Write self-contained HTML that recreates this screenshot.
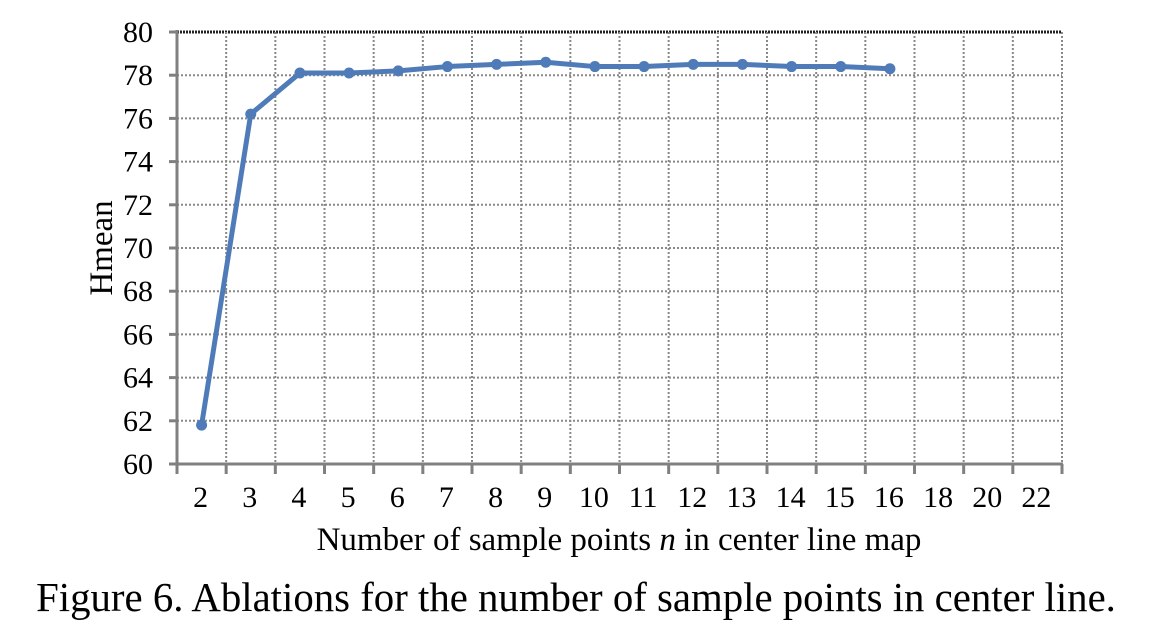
<!DOCTYPE html>
<html><head><meta charset="utf-8"><style>
body{margin:0;background:#fff;width:1164px;height:632px;overflow:hidden;font-family:"Liberation Serif",serif;}
</style></head><body>
<svg id="chart" width="1164" height="632" xmlns="http://www.w3.org/2000/svg" font-family="Liberation Serif, serif">
<g id="grid"></g>
<g id="axes"></g>
<g id="series"></g>
<text x="112" y="248" font-size="33" text-anchor="middle" transform="rotate(-90 112 248)">Hmean</text>
<text x="619" y="550" font-size="33" text-anchor="middle">Number of sample points <tspan font-style="italic">n</tspan> in center line map</text>
<text x="576" y="611" font-size="40.8" text-anchor="middle">Figure 6. Ablations for the number of sample points in center line.</text>
</svg>
<script>
const categories=["2","3","4","5","6","7","8","9","10","11","12","13","14","15","16","18","20","22"];
const hmean=[61.8,76.2,78.1,78.1,78.2,78.4,78.5,78.6,78.4,78.4,78.5,78.5,78.4,78.4,78.3];
const yTicks=[60,62,64,66,68,70,72,74,76,78,80];
const NS="http://www.w3.org/2000/svg";
const L=177,R=1062,T=32,B=464,yMin=60,yMax=80;
const bw=(R-L)/categories.length;
const xc=i=>L+bw*(i+0.5);
const y=v=>B-(v-yMin)/(yMax-yMin)*(B-T);
function mk(p,tag,a){const e=document.createElementNS(NS,tag);for(const k in a)e.setAttribute(k,a[k]);p.appendChild(e);return e;}
const grid=document.getElementById('grid'),axes=document.getElementById('axes'),ser=document.getElementById('series');
yTicks.forEach(v=>{
  if(v>yMin&&v<yMax){const l=mk(grid,'line',{x1:L,x2:R,y1:y(v),y2:y(v),stroke:'#888','stroke-width':2,'stroke-dasharray':'2,2'});
  
  }
  const t=mk(axes,'line',{x1:L-8,x2:L,y1:y(v),y2:y(v),stroke:'#808080','stroke-width':3});
  
  
  const tx=mk(axes,'text',{x:L-24,y:y(v)+10,'font-size':30,'text-anchor':'end'});tx.textContent=v;
  
  
});
mk(grid,'line',{x1:L,x2:R,y1:T,y2:T,stroke:'#222','stroke-width':3,'stroke-dasharray':'2,1'});
for(let i=1;i<=categories.length;i++){
  const x=L+bw*i;
  const g=mk(grid,'line',{x1:x,x2:x,y1:T,y2:B,stroke:'#888','stroke-width':2,'stroke-dasharray':'2,2'});
  
  
}
for(let i=0;i<=categories.length;i++){
  const x=L+bw*i;
  const t=mk(axes,'line',{x1:x,x2:x,y1:B,y2:B+10,stroke:'#808080','stroke-width':3});
  
  
}
categories.forEach((c,i)=>{
  const t=mk(axes,'text',{x:xc(i)-1,y:B+43,'font-size':30,'text-anchor':'middle'});t.textContent=c;
  
  
});
mk(axes,'line',{x1:L,x2:L,y1:T-2,y2:B+1.5,stroke:'#808080','stroke-width':3});
mk(axes,'line',{x1:L-8,x2:R+1,y1:B,y2:B,stroke:'#808080','stroke-width':3});
const pl=mk(ser,'polyline',{points:hmean.map((v,i)=>xc(i)+','+y(v)).join(' '),fill:'none',stroke:'#4f7bb8','stroke-width':5,'stroke-linejoin':'round'});


hmean.forEach((v,i)=>{
  const c=mk(ser,'circle',{cx:xc(i),cy:y(v),r:5.5,fill:'#4f7bb8'});
  
  
});
</script>
</body></html>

### [SET PROBLEM]
Give back the whole listing as it stands, minus its pictures.

### [ANSWER TO THIS TASK]
Write self-contained HTML that recreates this screenshot.
<!DOCTYPE html>
<html><head><meta charset="utf-8"><style>
body{margin:0;background:#fff;width:1164px;height:632px;overflow:hidden;font-family:"Liberation Serif",serif;}
</style></head><body>
<svg id="chart" width="1164" height="632" xmlns="http://www.w3.org/2000/svg" font-family="Liberation Serif, serif">
<g id="grid"></g>
<g id="axes"></g>
<g id="series"></g>
<text x="112" y="248" font-size="33" text-anchor="middle" transform="rotate(-90 112 248)">Hmean</text>
<text x="619" y="550" font-size="33" text-anchor="middle">Number of sample points <tspan font-style="italic">n</tspan> in center line map</text>
<text x="576" y="611" font-size="40.8" text-anchor="middle">Figure 6. Ablations for the number of sample points in center line.</text>
</svg>
<script>
const categories=["2","3","4","5","6","7","8","9","10","11","12","13","14","15","16","18","20","22"];
const hmean=[61.8,76.2,78.1,78.1,78.2,78.4,78.5,78.6,78.4,78.4,78.5,78.5,78.4,78.4,78.3];
const yTicks=[60,62,64,66,68,70,72,74,76,78,80];
const NS="http://www.w3.org/2000/svg";
const L=177,R=1062,T=32,B=464,yMin=60,yMax=80;
const bw=(R-L)/categories.length;
const xc=i=>L+bw*(i+0.5);
const y=v=>B-(v-yMin)/(yMax-yMin)*(B-T);
function mk(p,tag,a){const e=document.createElementNS(NS,tag);for(const k in a)e.setAttribute(k,a[k]);p.appendChild(e);return e;}
const grid=document.getElementById('grid'),axes=document.getElementById('axes'),ser=document.getElementById('series');
yTicks.forEach(v=>{
  if(v>yMin&&v<yMax){const l=mk(grid,'line',{x1:L,x2:R,y1:y(v),y2:y(v),stroke:'#888','stroke-width':2,'stroke-dasharray':'2,2'});
  
  }
  const t=mk(axes,'line',{x1:L-8,x2:L,y1:y(v),y2:y(v),stroke:'#808080','stroke-width':3});
  
  
  const tx=mk(axes,'text',{x:L-24,y:y(v)+10,'font-size':30,'text-anchor':'end'});tx.textContent=v;
  
  
});
mk(grid,'line',{x1:L,x2:R,y1:T,y2:T,stroke:'#222','stroke-width':3,'stroke-dasharray':'2,1'});
for(let i=1;i<=categories.length;i++){
  const x=L+bw*i;
  const g=mk(grid,'line',{x1:x,x2:x,y1:T,y2:B,stroke:'#888','stroke-width':2,'stroke-dasharray':'2,2'});
  
  
}
for(let i=0;i<=categories.length;i++){
  const x=L+bw*i;
  const t=mk(axes,'line',{x1:x,x2:x,y1:B,y2:B+10,stroke:'#808080','stroke-width':3});
  
  
}
categories.forEach((c,i)=>{
  const t=mk(axes,'text',{x:xc(i)-1,y:B+43,'font-size':30,'text-anchor':'middle'});t.textContent=c;
  
  
});
mk(axes,'line',{x1:L,x2:L,y1:T-2,y2:B+1.5,stroke:'#808080','stroke-width':3});
mk(axes,'line',{x1:L-8,x2:R+1,y1:B,y2:B,stroke:'#808080','stroke-width':3});
const pl=mk(ser,'polyline',{points:hmean.map((v,i)=>xc(i)+','+y(v)).join(' '),fill:'none',stroke:'#4f7bb8','stroke-width':5,'stroke-linejoin':'round'});


hmean.forEach((v,i)=>{
  const c=mk(ser,'circle',{cx:xc(i),cy:y(v),r:5.5,fill:'#4f7bb8'});
  
  
});
</script>
</body></html>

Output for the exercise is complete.